Une maman m’écrit

 

J’ai été passionnée par votre article qui m apporte au moins un petit halo de  lumière sur le chemin difficile que parcourt Lucas, mon fils de 14 ans.

Traverse-t-il une adolescence normale ? Je l ignore tant son enfance à été chahutée. Suivi en cmp depuis l age de deux ans (il se cognait la tête au sol), Lucas avait des troubles du  comportement à l école, puis au collège avec des périodes de grande tristesse. Nous avons l’année dernière mis fin au suivi cmp et avons fait effectuer différents bilans (Wise, bilan ergo, suivi psycho en libéral, bilan orthoptique et orthophonique). Résultat : une probable dyspraxie. Mon fils est fatigué, épuisé moralement dit il. Pourtant il continue le football, fait des projets de sortie avec les copains. A u collège c est la catastrophe, il est exclu de plus en plus de cours car il ne tient pas en place et répond de manière hautaine à certains professeurs lorsque il se sent injustement accusé. Il baisse les bras et dort en cours... Tout en conservant qqs bonnes notes de tps en tps.
Le reste du temps il semble heureux. chantonne, chahute avec ses copains. S amuse à me taquiner. Et puis soudain rien ne vas plus, il cherche le conflit. Régresse, ou essaie de prendre le pouvoir sur moi (je vis seule avec lui et sa soeur de 17 ans). 
Ses crises sont parfois violentes avec des menaces et récemment des coups plus des coups de tête  dans le mur. 
Je le sens en souffrance et essaie de trouver des aides auprès de spécialistes.
Depuis plusieurs mois, voie années, il a une peur terrible de la mort, du néant. Que deviens-je après ? À quoi je sers ? Tu te rends compte : je ne veux pas ne rien sentir pour toujours... .Ça me fait trop peur.

J essaie de trouver les mots pour lui expliquer qu on peut faire beaucoup de chose en une vie mais il me répond : mais même si c est 100 ans, ce n est rien au regard des milliards d années de la terre. En fait on ne sert à rien et on devient peut être rien après la mort. Ça le hante et lui procure de terribles angoisses.
À côté de ses questions existentielles, il cultive le culte du corps et regarde ses muscles tous les jours

Quelle histoire l adolescence mais quelle histoire difficile ! J’ai un peu plus compris grâce à vous certaines contradictions  et ambivalences.
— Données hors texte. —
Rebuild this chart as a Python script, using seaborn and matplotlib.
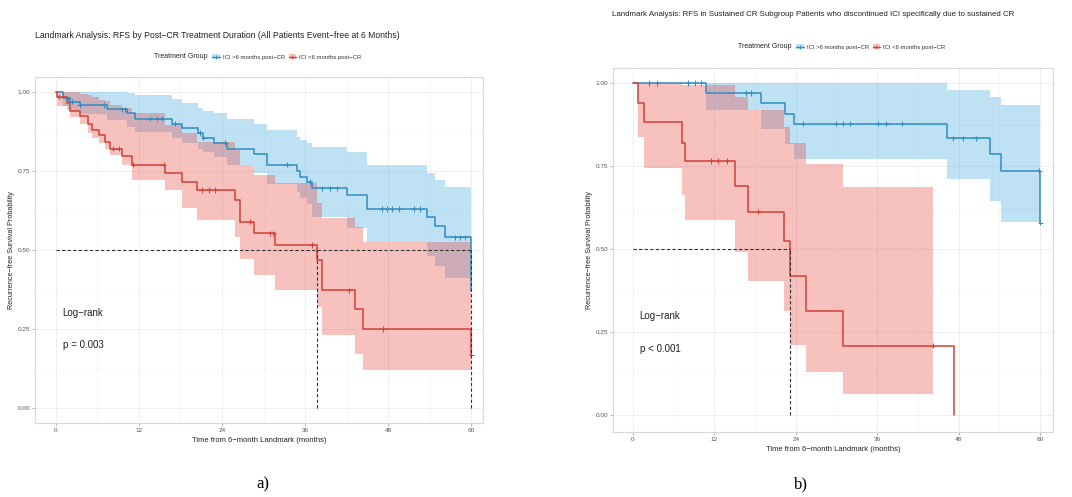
import numpy as np
import pandas as pd
import matplotlib
matplotlib.use("Agg")
import matplotlib.pyplot as plt
from matplotlib.patches import Patch
from matplotlib.lines import Line2D
from matplotlib.ticker import MultipleLocator, FixedLocator
import seaborn as sns

# ---------------- data ----------------
group_labels = ["ICI >6 months post\u2212CR", "ICI <6 months post\u2212CR"]

# Panel a) all patients event-free at 6 months
a_long_t = [0, 1.1, 2.1, 3.5, 7.4, 10.3, 11.5, 16.8, 18.2, 20.6, 21.3, 22.8, 24.7,
            28.6, 30.5, 34.8, 35.3, 36.3, 37.0, 42.0, 44.9, 53.6, 54.8, 56.2, 60]
a_long_s = [1.0, 0.98, 0.969, 0.959, 0.945, 0.932, 0.915, 0.90, 0.885, 0.87, 0.855, 0.84, 0.82,
            0.805, 0.77, 0.75, 0.73, 0.715, 0.695, 0.675, 0.63, 0.605, 0.575, 0.54, 0.37]
a_long_hi = [1.0, 1.0, 1.0, 1.0, 1.0, 0.996, 0.99, 0.977, 0.964, 0.948, 0.94, 0.932, 0.913,
             0.90, 0.88, 0.857, 0.848, 0.838, 0.825, 0.81, 0.77, 0.745, 0.72, 0.70, 0.70]
a_long_lo = [1.0, 0.955, 0.94, 0.93, 0.91, 0.89, 0.875, 0.855, 0.84, 0.82, 0.81, 0.795, 0.77,
             0.745, 0.71, 0.685, 0.665, 0.645, 0.605, 0.57, 0.525, 0.48, 0.45, 0.41, 0.41]
a_long_cens = [1.8, 2.3, 3.5, 6.9, 9.5, 10.0, 13.6, 14.6, 15.3, 17.2, 20.8, 21.3, 24.5, 33.4,
               36.7, 38.4, 39.6, 40.6, 47.1, 47.8, 48.5, 49.5, 51.7, 52.6, 57.7, 58.4, 59.1]

a_short_t = [0, 0.2, 1.6, 2.1, 3.5, 4.7, 5.2, 6.2, 7.1, 7.8, 9.5, 11.0, 15.8, 18.2, 20.4,
             25.9, 26.6, 28.6, 31.7, 37.7, 38.4, 43.2, 44.4, 60]
a_short_s = [1.0, 0.985, 0.964, 0.94, 0.925, 0.90, 0.88, 0.864, 0.843, 0.82, 0.797, 0.77, 0.743,
             0.716, 0.69, 0.658, 0.59, 0.553, 0.516, 0.468, 0.373, 0.312, 0.25, 0.168]
a_short_hi = [1.0, 1.0, 1.0, 1.0, 0.995, 0.99, 0.985, 0.975, 0.97, 0.96, 0.95, 0.935, 0.895,
              0.87, 0.843, 0.816, 0.769, 0.737, 0.711, 0.65, 0.60, 0.574, 0.526, 0.526]
a_short_lo = [1.0, 0.955, 0.943, 0.922, 0.90, 0.87, 0.855, 0.838, 0.82, 0.80, 0.769, 0.72, 0.69,
              0.632, 0.595, 0.542, 0.473, 0.42, 0.373, 0.32, 0.23, 0.17, 0.12, 0.12]
a_short_cens = [0.5, 8.3, 9.1, 11.2, 15.6, 21.1, 22.1, 23.0, 28.1, 31.0, 31.4, 37.0, 42.3, 47.3, 60]

# Panel b) sustained CR subgroup
b_long_t = [0, 10.8, 18.9, 22.4, 23.8, 46.3, 52.6, 54.2, 60]
b_long_s = [1.0, 0.97, 0.94, 0.908, 0.877, 0.834, 0.785, 0.735, 0.58]
b_long_hi = [1.0, 1.0, 1.0, 1.0, 1.0, 0.98, 0.958, 0.933, 0.933]
b_long_lo = [1.0, 0.918, 0.86, 0.816, 0.77, 0.711, 0.645, 0.582, 0.582]
b_long_cens = [2.3, 3.6, 8.1, 9.2, 10.1, 16.7, 17.4, 25.0, 29.9, 30.9, 32.0, 36.1, 37.3,
               39.7, 47.2, 48.6, 50.5, 59.9, 60]

b_short_t = [0, 0.7, 1.7, 7.2, 7.6, 15.0, 16.9, 22.3, 23.2, 25.5, 30.9, 47.3]
b_short_s = [1.0, 0.94, 0.883, 0.82, 0.765, 0.69, 0.613, 0.525, 0.42, 0.313, 0.21, 0.0]
b_short_ci_t = [0, 0.7, 1.7, 7.2, 7.6, 15.0, 16.9, 22.3, 23.2, 25.5, 30.9, 44.2]
b_short_hi = [1.0, 1.0, 1.0, 0.995, 0.995, 0.958, 0.918, 0.868, 0.818, 0.755, 0.686, 0.686]
b_short_lo = [1.0, 0.838, 0.743, 0.663, 0.588, 0.49, 0.405, 0.315, 0.213, 0.13, 0.065, 0.065]
b_short_cens = [11.5, 12.6, 13.9, 18.5, 44.2]

x_ticks = [0, 12, 24, 36, 48, 60]
y_ticks = [0.0, 0.25, 0.5, 0.75, 1.0]
y_tick_labels = ["0.00", "0.25", "0.50", "0.75", "1.00"]

title_a = ("Landmark Analysis: RFS by Post\u2212CR Treatment Duration (All Patients "
           "Event\u2212free at 6 Months)")
title_b = ("Landmark Analysis: RFS in Sustained CR Subgroup Patients who discontinued ICI "
           "specifically due to sustained CR")
x_label = "Time from 6\u2212month Landmark (months)"
y_label = "Recurrence\u2212free Survival Probability"
p_a = "p = 0.003"
p_b = "p < 0.001"

# ---------------- style ----------------
sns.set_theme(style="white")
plt.rcParams['font.family'] = ['Liberation Sans', 'DejaVu Sans']

line_colors = ["#2F8DC2", "#D43F36"]
fill_colors = ["#3DA5E0", "#E8453C"]

W, H = 1072, 497
fig = plt.figure(figsize=(W / 100, H / 100), dpi=100)


def frac(l, t, r, b):
    return [l / W, 1 - b / H, (r - l) / W, (b - t) / H]


def step_lookup(t_arr, s_arr, t):
    idx = np.searchsorted(np.asarray(t_arr), np.asarray(t), side='right') - 1
    return np.asarray(s_arr)[idx]


def draw_panel(ax, curves, xlim, ylim, ptxt):
    # confidence bands
    for (ct, lo, hi), fc in zip([c[2] for c in curves], fill_colors):
        ax.fill_between(ct, lo, hi, step='post', color=fc, alpha=0.33, lw=0, zorder=1)
    # survival curves
    frames, cframes = [], []
    for lab, (t, s, _, cens) in zip(group_labels, curves):
        frames.append(pd.DataFrame({"time": t, "surv": s, "group": lab}))
        cframes.append(pd.DataFrame({"time": cens, "surv": step_lookup(t, s, cens), "group": lab}))
    df = pd.concat(frames, ignore_index=True)
    cdf = pd.concat(cframes, ignore_index=True)
    pal = dict(zip(group_labels, line_colors))
    sns.lineplot(data=df, x="time", y="surv", hue="group", palette=pal, estimator=None,
                 sort=False, drawstyle="steps-post", linewidth=1.1, legend=False, ax=ax, zorder=3)
    sns.scatterplot(data=cdf, x="time", y="surv", hue="group", palette=pal, marker="+",
                    s=14, linewidth=0.7, legend=False, ax=ax, zorder=4)
    # median lines
    meds = []
    for (t, s, _, _) in curves:
        below = np.where(np.asarray(s) <= 0.5)[0]
        if len(below):
            meds.append(np.asarray(t)[below[0]])
    if meds:
        ax.plot([0, max(meds)], [0.5, 0.5], ls=(0, (3, 2)), color="#333333", lw=0.8, zorder=5)
        for m in meds:
            ax.plot([m, m], [0, 0.5], ls=(0, (3, 2)), color="#333333", lw=0.8, zorder=5)
    ax.text(1.0, 0.30, "Log\u2212rank", fontsize=7, color="#222222", va='center', ha='left')
    ax.text(1.0, 0.20, ptxt, fontsize=7, color="#222222", va='center', ha='left')

    ax.set_xlim(*xlim)
    ax.set_ylim(*ylim)
    ax.xaxis.set_major_locator(FixedLocator(x_ticks))
    ax.xaxis.set_minor_locator(MultipleLocator(6))
    ax.yaxis.set_major_locator(FixedLocator(y_ticks))
    ax.set_yticklabels(y_tick_labels)
    ax.yaxis.set_minor_locator(MultipleLocator(0.125))
    ax.grid(which='major', color="#EBEBEB", lw=0.6)
    ax.grid(which='minor', color="#F4F4F4", lw=0.4)
    ax.set_axisbelow(True)
    ax.tick_params(which='major', length=2, width=0.5, color="#999999", labelsize=4.6,
                   labelcolor="#555555", pad=1.5, left=True, bottom=True)
    ax.tick_params(which='minor', length=0)
    for sp in ax.spines.values():
        sp.set_visible(True)
        sp.set_color("#D9D9D9")
        sp.set_linewidth(0.8)
    ax.set_xlabel(x_label, fontsize=5.5, color="#222222", labelpad=3)
    ax.set_ylabel(y_label, fontsize=5.2, color="#222222", labelpad=1.5)


axA = fig.add_axes(frac(35, 77, 483, 423))
axB = fig.add_axes(frac(613, 68, 1053, 432))

draw_panel(axA,
           [(a_long_t, a_long_s, (a_long_t, a_long_lo, a_long_hi), a_long_cens),
            (a_short_t, a_short_s, (a_short_t, a_short_lo, a_short_hi), a_short_cens)],
           (-3.0, 61.7), (-0.0475, 1.0475), p_a)
draw_panel(axB,
           [(b_long_t, b_long_s, (b_long_t, b_long_lo, b_long_hi), b_long_cens),
            (b_short_t, b_short_s, (b_short_ci_t, b_short_lo, b_short_hi), b_short_cens)],
           (-2.94, 61.9), (-0.05, 1.045), p_b)

# titles
fig.text(35 / W, 1 - 35 / H, title_a, fontsize=6.25, color="#222222", va='center', ha='left')
fig.text(612 / W, 1 - 15 / H, title_b, fontsize=5.65, color="#222222", va='center', ha='left')


# legends
def make_handles():
    hs = []
    for lc, fc in zip(line_colors, fill_colors):
        hs.append((Patch(facecolor=fc, alpha=0.33, edgecolor='none'),
                   Line2D([], [], color=lc, lw=1.0, marker='+', markersize=3, markeredgewidth=0.6)))
    return hs


def add_legend(x_title_right, y_px):
    fig.text(x_title_right / W, 1 - y_px / H, "Treatment Group", fontsize=5, color="#222222",
             va='center', ha='right')
    fig.legend(make_handles(), group_labels, loc='center left',
               bbox_to_anchor=((x_title_right + 4) / W, 1 - y_px / H), ncol=2, frameon=False,
               fontsize=4.3, handlelength=1.3, handleheight=1.0, handletextpad=0.5,
               columnspacing=0.6, borderpad=0, borderaxespad=0, labelcolor="#333333")


add_legend(208, 57)
add_legend(792, 47)

# captions
fig.text(263 / W, 1 - 484 / H, "a)", fontsize=12, family=['Liberation Serif', 'DejaVu Serif'],
         va='center', ha='center', color='black')
fig.text(801 / W, 1 - 484 / H, "b)", fontsize=12, family=['Liberation Serif', 'DejaVu Serif'],
         va='center', ha='center', color='black')

fig.savefig("out.png", dpi=100, facecolor='white')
Je me sens plus sereine et peut être mieux à même de l’aider.

Merci

Je lui réponds 

Chère Madame, 

A vous relire, je pense en effet que vous avez un fils « hors du commun » L’accompagner avec respect, dans le dialogue, tout en étant ferme sur quelques règles essentielles (ne pas se détruire soi et ne pas détruire les autres) ne doit pas être facile tous les jours.

Il est certainement hypersensible, et demande à être beaucoup écouté (s’il veut bien parler) et très discrètement guidé … Son attitude envers l’école relève peut-être d’une intolérance face à la médiocrité …

Je continue à vous exprimer mon très grand scepticisme face aux diagnostics alternatifs à la mode comme celui de dyspraxie, qui n’apportent rien du tout, sinon une fausse impression de domination sur le mystère de la vie  et une déresponsabilisation de l’adolescent, devenu du coup un handicapé d’un nouveau genre, celui défini par les neuropsychologues ! 

Deux questions supplémentaires me viennent : 

- Il est élevé par deux femmes (peut-être brillantes et sensibles, comme semble en témoigner votre lettre) Pas toujours simple d’être un homme dans ces conditions. On voit assez souvent des jeunes garçons tenter de se faire remarquer de trente-six façons face à la « force tranquille » des femmes de la maison.

- Il est élevé par vous ? C’est très bien, mais que représente pour lui l’absence de père dans sa vie ? Ou, peut-être, s’il existe, d’éventuelles divergences éducatives avec vous ? Regardez-y deux fois avant de penser « Rien … il n’a pas (vraiment) de père » : Ca peut pas mal travailler le mental des ados, ce machin-là … Il pense beaucoup à la mort, me dites-vous : une hypothèse parmi d’autres : il ne sent pas opérer dans la maison une force paternelle qui protège … 

Voilà … Bonne chance de tout cœur avec votre artiste. 

P.S. La lecture de mon dernier livre « Psychothérapies d’enfants et d’adolescents » (PUF, 2014) pourrait vous apporter quelques idées.